-- START --

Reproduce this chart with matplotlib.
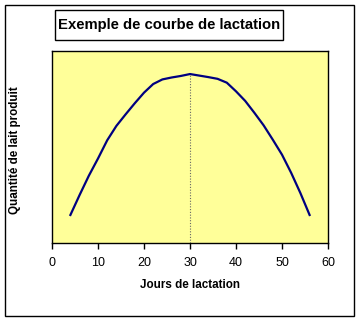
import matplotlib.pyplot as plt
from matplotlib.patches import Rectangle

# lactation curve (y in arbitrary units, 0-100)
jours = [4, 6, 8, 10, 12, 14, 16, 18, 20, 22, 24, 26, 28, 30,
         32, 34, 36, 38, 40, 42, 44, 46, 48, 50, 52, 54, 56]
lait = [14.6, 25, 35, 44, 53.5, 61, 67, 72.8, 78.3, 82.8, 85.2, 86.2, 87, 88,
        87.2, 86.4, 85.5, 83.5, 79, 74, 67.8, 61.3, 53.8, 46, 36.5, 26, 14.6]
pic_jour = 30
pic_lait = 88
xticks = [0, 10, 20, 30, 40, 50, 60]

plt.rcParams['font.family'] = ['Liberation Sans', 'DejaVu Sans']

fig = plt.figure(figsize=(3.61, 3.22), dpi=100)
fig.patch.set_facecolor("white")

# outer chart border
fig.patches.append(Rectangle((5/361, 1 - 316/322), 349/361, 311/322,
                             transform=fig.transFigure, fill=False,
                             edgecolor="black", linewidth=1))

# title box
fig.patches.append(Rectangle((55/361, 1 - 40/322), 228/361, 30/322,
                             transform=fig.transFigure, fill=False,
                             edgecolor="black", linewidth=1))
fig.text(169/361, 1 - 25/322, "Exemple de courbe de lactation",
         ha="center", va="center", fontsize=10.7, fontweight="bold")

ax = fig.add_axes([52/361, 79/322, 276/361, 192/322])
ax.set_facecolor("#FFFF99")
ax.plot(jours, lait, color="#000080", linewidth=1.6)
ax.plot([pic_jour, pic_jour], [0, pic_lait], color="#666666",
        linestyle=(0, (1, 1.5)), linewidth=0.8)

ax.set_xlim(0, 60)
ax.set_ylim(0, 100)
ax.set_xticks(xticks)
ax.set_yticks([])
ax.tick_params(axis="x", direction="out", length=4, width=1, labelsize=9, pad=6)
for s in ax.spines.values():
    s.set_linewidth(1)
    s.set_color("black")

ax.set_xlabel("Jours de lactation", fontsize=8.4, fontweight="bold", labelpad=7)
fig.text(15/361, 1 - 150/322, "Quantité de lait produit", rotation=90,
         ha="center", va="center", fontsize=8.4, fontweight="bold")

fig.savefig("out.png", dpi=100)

-- END --

STATED TASK
From the material above, reproduce everything verbatim except the pictures.

RESPONSE TO THIS EXERCISE
Reproduce this chart with matplotlib.
import matplotlib.pyplot as plt
from matplotlib.patches import Rectangle

# lactation curve (y in arbitrary units, 0-100)
jours = [4, 6, 8, 10, 12, 14, 16, 18, 20, 22, 24, 26, 28, 30,
         32, 34, 36, 38, 40, 42, 44, 46, 48, 50, 52, 54, 56]
lait = [14.6, 25, 35, 44, 53.5, 61, 67, 72.8, 78.3, 82.8, 85.2, 86.2, 87, 88,
        87.2, 86.4, 85.5, 83.5, 79, 74, 67.8, 61.3, 53.8, 46, 36.5, 26, 14.6]
pic_jour = 30
pic_lait = 88
xticks = [0, 10, 20, 30, 40, 50, 60]

plt.rcParams['font.family'] = ['Liberation Sans', 'DejaVu Sans']

fig = plt.figure(figsize=(3.61, 3.22), dpi=100)
fig.patch.set_facecolor("white")

# outer chart border
fig.patches.append(Rectangle((5/361, 1 - 316/322), 349/361, 311/322,
                             transform=fig.transFigure, fill=False,
                             edgecolor="black", linewidth=1))

# title box
fig.patches.append(Rectangle((55/361, 1 - 40/322), 228/361, 30/322,
                             transform=fig.transFigure, fill=False,
                             edgecolor="black", linewidth=1))
fig.text(169/361, 1 - 25/322, "Exemple de courbe de lactation",
         ha="center", va="center", fontsize=10.7, fontweight="bold")

ax = fig.add_axes([52/361, 79/322, 276/361, 192/322])
ax.set_facecolor("#FFFF99")
ax.plot(jours, lait, color="#000080", linewidth=1.6)
ax.plot([pic_jour, pic_jour], [0, pic_lait], color="#666666",
        linestyle=(0, (1, 1.5)), linewidth=0.8)

ax.set_xlim(0, 60)
ax.set_ylim(0, 100)
ax.set_xticks(xticks)
ax.set_yticks([])
ax.tick_params(axis="x", direction="out", length=4, width=1, labelsize=9, pad=6)
for s in ax.spines.values():
    s.set_linewidth(1)
    s.set_color("black")

ax.set_xlabel("Jours de lactation", fontsize=8.4, fontweight="bold", labelpad=7)
fig.text(15/361, 1 - 150/322, "Quantité de lait produit", rotation=90,
         ha="center", va="center", fontsize=8.4, fontweight="bold")

fig.savefig("out.png", dpi=100)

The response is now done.